Cross-device tracking with machine learning

Volkova, Elena

Master thesis

View/Open

Master_Cross_device_Volkova.pdf (793.9Kb)

Year

2017

Abstract

Personalizing the user experience on the web is important for news or product recommendations, online advertising and other domains. Users increasingly expect personalized experiences, and personalization technologies allow publishers to create more appealing digital products that they can charge for or otherwise monetize. On the web users are generally anonymous and the majority of traffic comes from users that haven’t logged in or otherwise authenticated themselves. For this reason, one of the big challenges for personalization is the fact that the same user will often access websites from several different devices (e.g., PCs, mobile phones, or tablets) and the websites have problems discerning if the requests come from the same user or not.
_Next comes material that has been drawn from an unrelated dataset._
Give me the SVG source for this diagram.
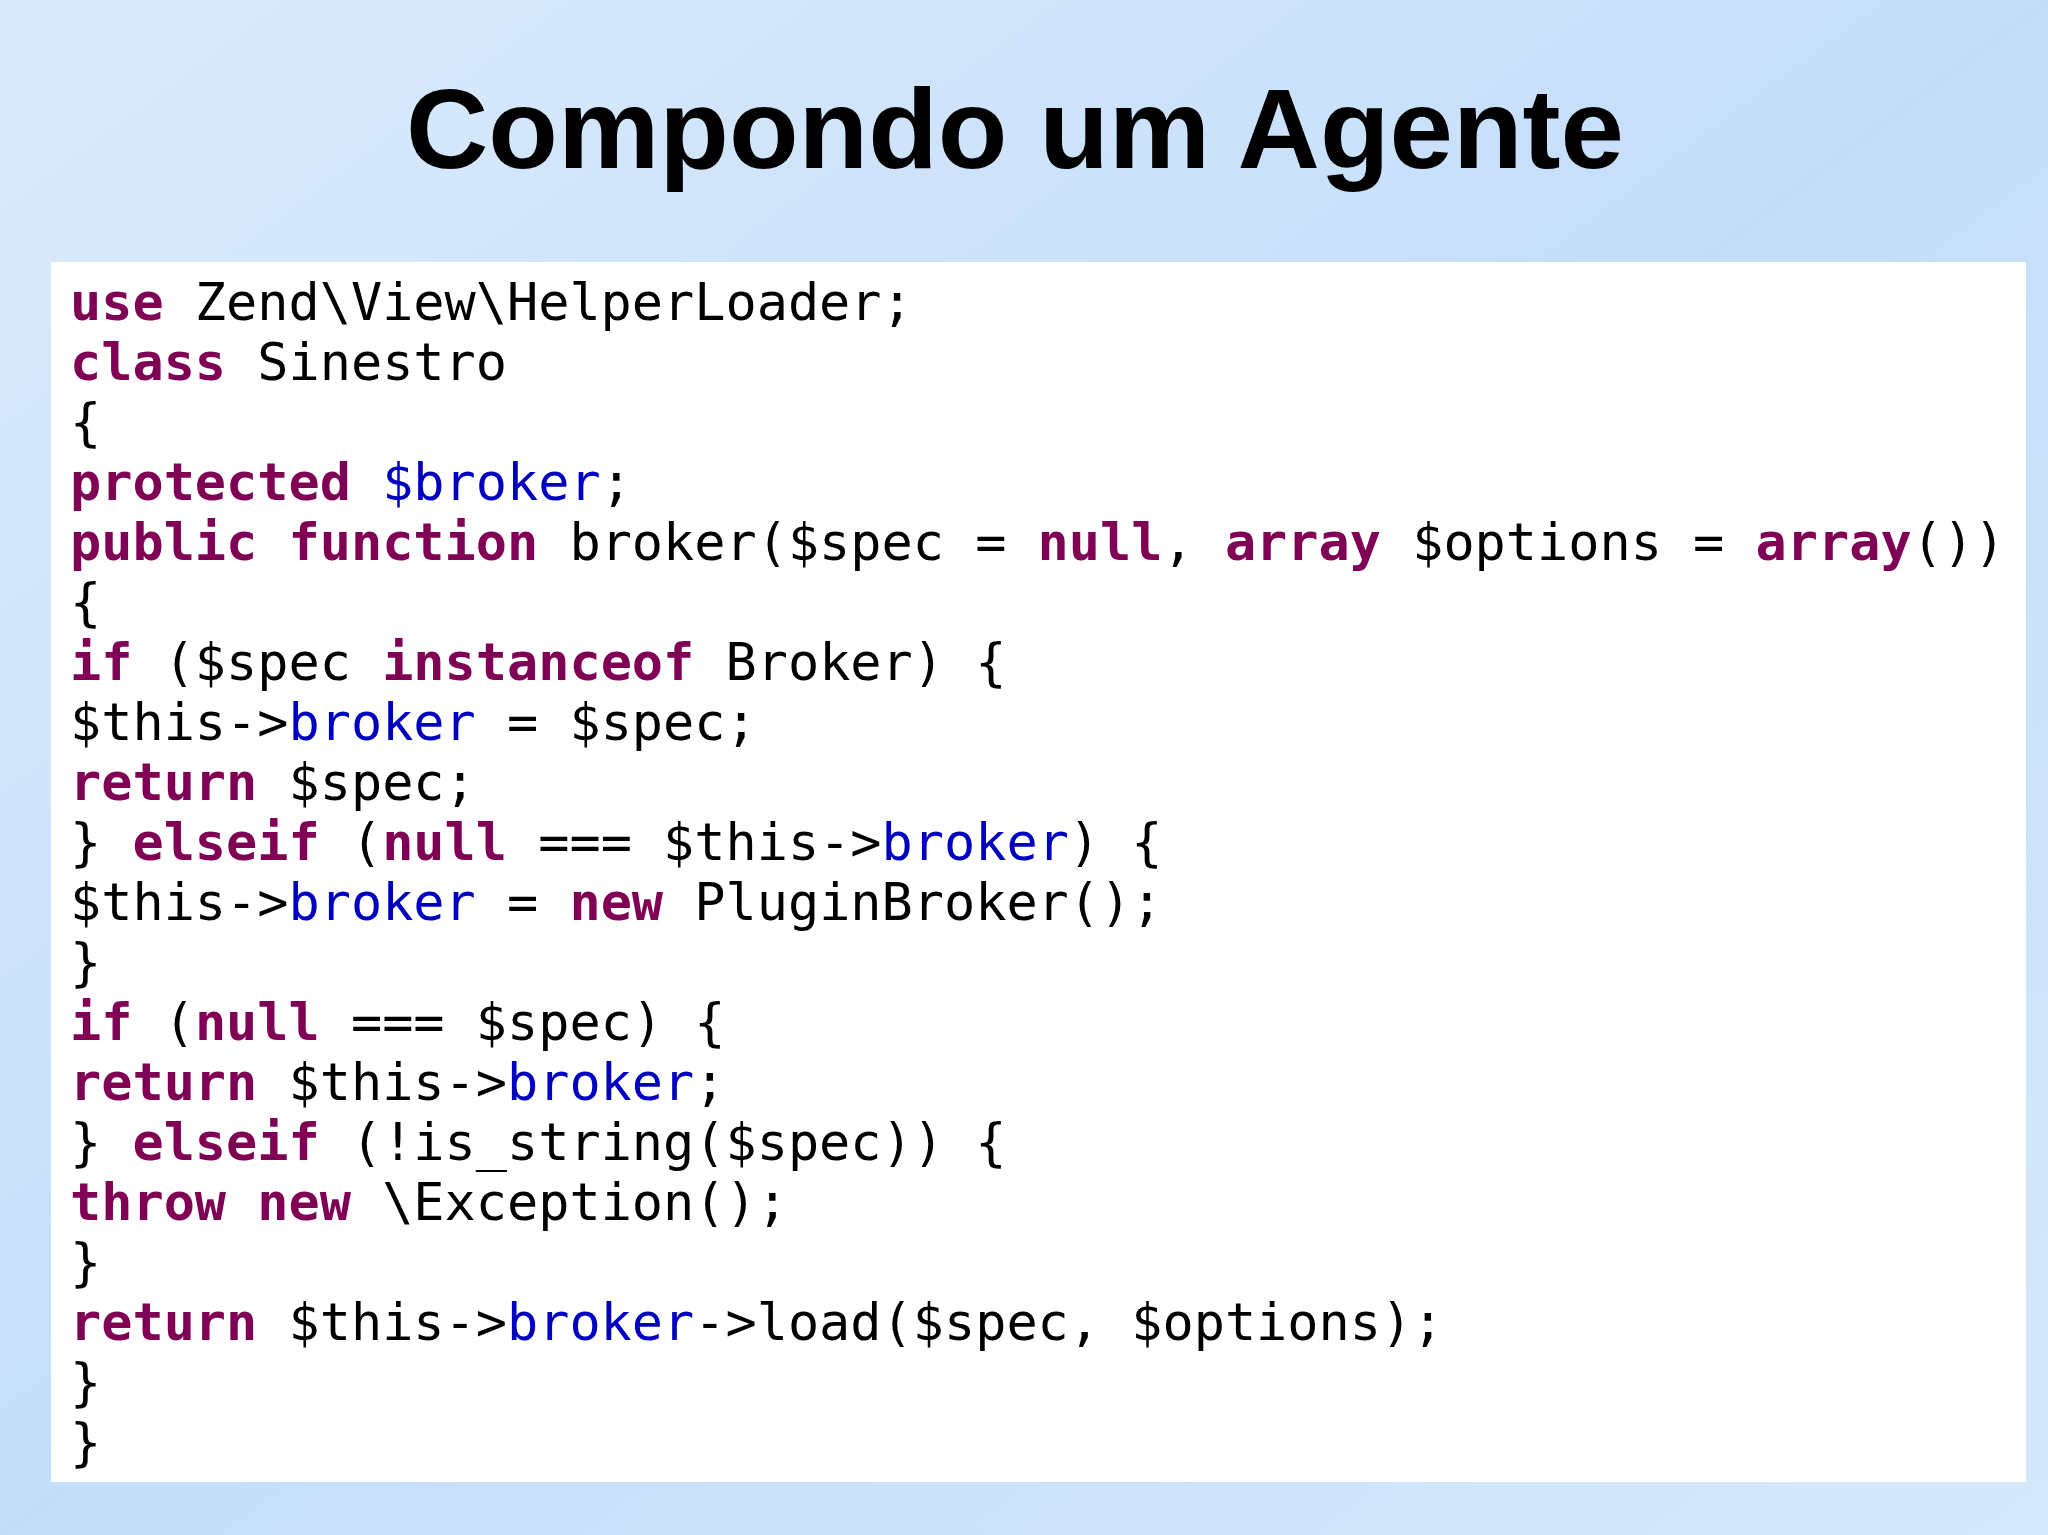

The problem of identifying users across multiple devices is known as cross-device tracking, and has not been extensively researched yet. In this project we carried out a number of experiments with cross-device tracking techniques based on applying machine learning to real-world traffic data. We extracted labelled datasets from traffic logs, applied both supervised classifiers and unsupervised clustering techniques to the data, focusing on minimizing the number of false connections, and evaluated them using the standard binary recall and precision metrics. Some of the resulting models performed well enough for practical applications, although important issues remain unsolved, such as how to make sure that a model performs well after applying it to the data from a new website.